▶ What to produce
Return each line holding the string "chart".
begin
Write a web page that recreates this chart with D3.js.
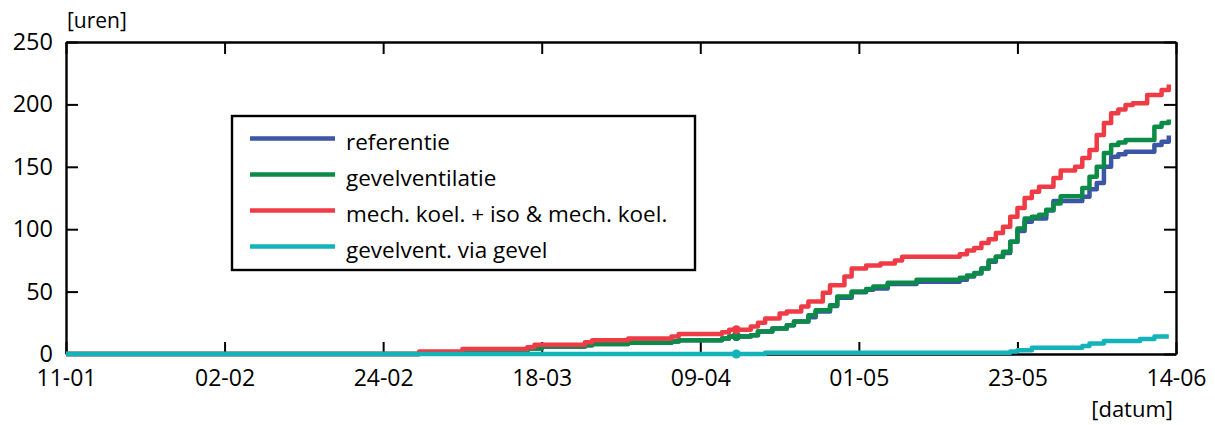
<!DOCTYPE html>
<html>
<head>
<meta charset="utf-8">
<script src="https://cdn.jsdelivr.net/npm/d3@7"></script>
<style>
  html, body { margin: 0; padding: 0; background: #fff; }
  svg { display: block; font-family: "Open Sans", "Noto Sans", sans-serif; }
</style>
</head>
<body>
<svg id="chart" width="1215" height="425"></svg>
<script>
// Cumulative hours above the comfort limit, per variant: [date (dd-mm), hours]
const referentie = [
  ["11-01", 0], ["01-03", 1], ["07-03", 2], ["16-03", 4.5], ["18-03", 6],
  ["24-03", 7], ["25-03", 8], ["30-03", 9], ["05-04", 10], ["06-04", 11],
  ["12-04", 12.5], ["13-04", 14], ["16-04", 15], ["17-04", 18], ["19-04", 20.5],
  ["21-04", 23], ["22-04", 26], ["24-04", 29.5], ["25-04", 34], ["27-04", 38.5],
  ["28-04", 45], ["30-04", 49.5], ["02-05", 51.5], ["03-05", 52.5], ["05-05", 56],
  ["09-05", 57.8], ["15-05", 59.5], ["16-05", 62], ["17-05", 64.5], ["18-05", 68.5],
  ["19-05", 74], ["20-05", 78], ["21-05", 81], ["22-05", 90], ["23-05", 98.5],
  ["24-05", 106], ["25-05", 108.5], ["27-05", 115], ["28-05", 122.5], ["01-06", 126],
  ["02-06", 132], ["03-06", 137], ["04-06", 150], ["05-06", 158], ["06-06", 160],
  ["07-06", 162], ["11-06", 167.5], ["12-06", 170], ["13-06", 175]
];

const gevelventilatie = [
  ["11-01", 0], ["01-03", 1], ["07-03", 2], ["16-03", 4.5], ["18-03", 6],
  ["24-03", 7], ["25-03", 8], ["30-03", 9], ["05-04", 10], ["06-04", 11],
  ["12-04", 12.5], ["13-04", 14], ["16-04", 15], ["17-04", 18], ["19-04", 20.5],
  ["21-04", 23], ["22-04", 26], ["24-04", 31], ["25-04", 35], ["27-04", 39],
  ["28-04", 46], ["30-04", 50], ["02-05", 52], ["03-05", 54], ["05-05", 57],
  ["09-05", 59.5], ["15-05", 61], ["16-05", 63], ["17-05", 65], ["18-05", 68.5],
  ["19-05", 75], ["20-05", 78], ["21-05", 82], ["22-05", 90], ["23-05", 100.5],
  ["24-05", 108.5], ["25-05", 110], ["26-05", 111.5], ["27-05", 115.5], ["28-05", 120.5],
  ["29-05", 126.5], ["01-06", 133], ["02-06", 142], ["03-06", 150], ["04-06", 161],
  ["05-06", 167.5], ["06-06", 169.5], ["07-06", 171.5], ["11-06", 182], ["12-06", 185],
  ["13-06", 188]
];

const mechKoel = [
  ["11-01", 0], ["01-03", 2], ["07-03", 4], ["16-03", 5.5], ["17-03", 7.5],
  ["24-03", 9.5], ["25-03", 11], ["30-03", 12.5], ["05-04", 14], ["06-04", 16],
  ["12-04", 17.5], ["13-04", 19.5], ["16-04", 22], ["17-04", 25], ["18-04", 28.5],
  ["20-04", 32.5], ["21-04", 34], ["23-04", 38], ["24-04", 42], ["26-04", 49],
  ["27-04", 55], ["29-04", 62], ["30-04", 68.5], ["02-05", 71], ["04-05", 72.5],
  ["06-05", 75], ["07-05", 78], ["15-05", 80], ["16-05", 83], ["17-05", 85],
  ["18-05", 89], ["19-05", 92], ["20-05", 97], ["21-05", 102], ["22-05", 110],
  ["23-05", 117], ["24-05", 125], ["25-05", 130], ["26-05", 134], ["28-05", 141],
  ["29-05", 147], ["31-05", 150], ["01-06", 157], ["02-06", 163.5], ["03-06", 175.5],
  ["04-06", 185], ["05-06", 193], ["06-06", 196], ["07-06", 199.5], ["08-06", 201],
  ["10-06", 207.5], ["12-06", 211.5], ["13-06", 216]
];

const gevelventViaGevel = [
  ["11-01", 0], ["18-04", 1], ["22-05", 2], ["23-05", 3], ["25-05", 5],
  ["01-06", 6.5], ["02-06", 8.5], ["04-06", 10.5], ["09-06", 12], ["11-06", 14],
  ["13-06", 14]
];

const seriesNames = [
  "referentie",
  "gevelventilatie",
  "mech. koel. + iso & mech. koel.",
  "gevelvent. via gevel"
];
const seriesColors = ["#3c55a5", "#0b8b47", "#ef3b45", "#14b3ba"];
const seriesData = [referentie, gevelventilatie, mechKoel, gevelventViaGevel];

const xTickLabels = ["11-01", "02-02", "24-02", "18-03", "09-04", "01-05", "23-05", "14-06"];
const yTickValues = [0, 50, 100, 150, 200, 250];
const markerDates = ["14-04"];

const parse = d3.utcParse("%d-%m");
const fmt = d3.utcFormat("%d-%m");

const svg = d3.select("#chart");
const m = { left: 66, right: 1176, top: 42, bottom: 354 };

const x = d3.scaleUtc()
  .domain([parse(xTickLabels[0]), parse(xTickLabels[xTickLabels.length - 1])])
  .range([m.left, m.right]);
const y = d3.scaleLinear().domain([0, 250]).range([m.bottom, m.top]);

const xTicks = xTickLabels.map(parse);
const tickLen = 12;

// Axes on all four sides with inward ticks
const axisG = svg.append("g").attr("class", "axes");
axisG.append("g")
  .attr("transform", `translate(0,${m.bottom})`)
  .call(d3.axisBottom(x).tickValues(xTicks).tickFormat(fmt)
    .tickSizeInner(-tickLen).tickSizeOuter(0).tickPadding(16))
  .call(g => g.selectAll("text").attr("font-size", 23).attr("fill", "#000")
    .attr("font-family", "Open Sans"));
axisG.append("g")
  .attr("transform", `translate(0,${m.top})`)
  .call(d3.axisTop(x).tickValues(xTicks).tickFormat("")
    .tickSizeInner(-tickLen).tickSizeOuter(0));
axisG.append("g")
  .attr("transform", `translate(${m.left},0)`)
  .call(d3.axisLeft(y).tickValues(yTickValues)
    .tickSizeInner(-tickLen).tickSizeOuter(0).tickPadding(13))
  .call(g => g.selectAll("text").attr("font-size", 23.5).attr("fill", "#000")
    .attr("font-family", "Open Sans"));
axisG.append("g")
  .attr("transform", `translate(${m.right},0)`)
  .call(d3.axisRight(y).tickValues(yTickValues).tickFormat("")
    .tickSizeInner(-tickLen).tickSizeOuter(0));
axisG.selectAll(".domain").attr("stroke", "#000").attr("stroke-width", 2.4);
axisG.selectAll(".tick line").attr("stroke", "#000").attr("stroke-width", 2);

// Axis titles
svg.append("text")
  .attr("x", m.left + 1).attr("y", 28)
  .attr("font-size", 21).attr("fill", "#000")
  .text("[uren]");
svg.append("text")
  .attr("x", 1173).attr("y", 417)
  .attr("text-anchor", "end")
  .attr("font-size", 22).attr("fill", "#000")
  .text("[datum]");

// Cumulative step curves
const line = d3.line()
  .x(d => x(parse(d[0])))
  .y(d => y(d[1]))
  .curve(d3.curveStepAfter);

const lines = svg.append("g").attr("class", "lines");
seriesData.forEach((data, i) => {
  lines.append("path")
    .datum(data)
    .attr("d", line)
    .attr("fill", "none")
    .attr("stroke", seriesColors[i])
    .attr("stroke-width", 4.5)
    .attr("stroke-linejoin", "round");
});

// Marker dots at the given dates, on each curve
const bis = d3.bisector(d => parse(d[0])).right;
const valueAt = (data, date) => data[Math.max(0, bis(data, date) - 1)][1];
markerDates.forEach(ds => {
  const dt = parse(ds);
  seriesData.forEach((data, i) => {
    lines.append("circle")
      .attr("cx", x(dt))
      .attr("cy", y(valueAt(data, dt)))
      .attr("r", 4.5)
      .attr("fill", seriesColors[i]);
  });
});

// Legend
const lg = svg.append("g").attr("class", "legend");
lg.append("rect")
  .attr("x", 232).attr("y", 116).attr("width", 463).attr("height", 154)
  .attr("fill", "#fff").attr("stroke", "#000").attr("stroke-width", 2.4);
seriesNames.forEach((name, i) => {
  const cy = 138.5 + i * 36;
  lg.append("line")
    .attr("x1", 250).attr("x2", 335).attr("y1", cy).attr("y2", cy)
    .attr("stroke", seriesColors[i]).attr("stroke-width", 4.5);
  lg.append("text")
    .attr("x", 346).attr("y", cy + 11)
    .attr("font-size", 22.5).attr("fill", "#000")
    .text(name);
});
</script>
</body>
</html>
end
▶ Exercise response
Write a web page that recreates this chart with D3.js.
<svg id="chart" width="1215" height="425"></svg>
const svg = d3.select("#chart");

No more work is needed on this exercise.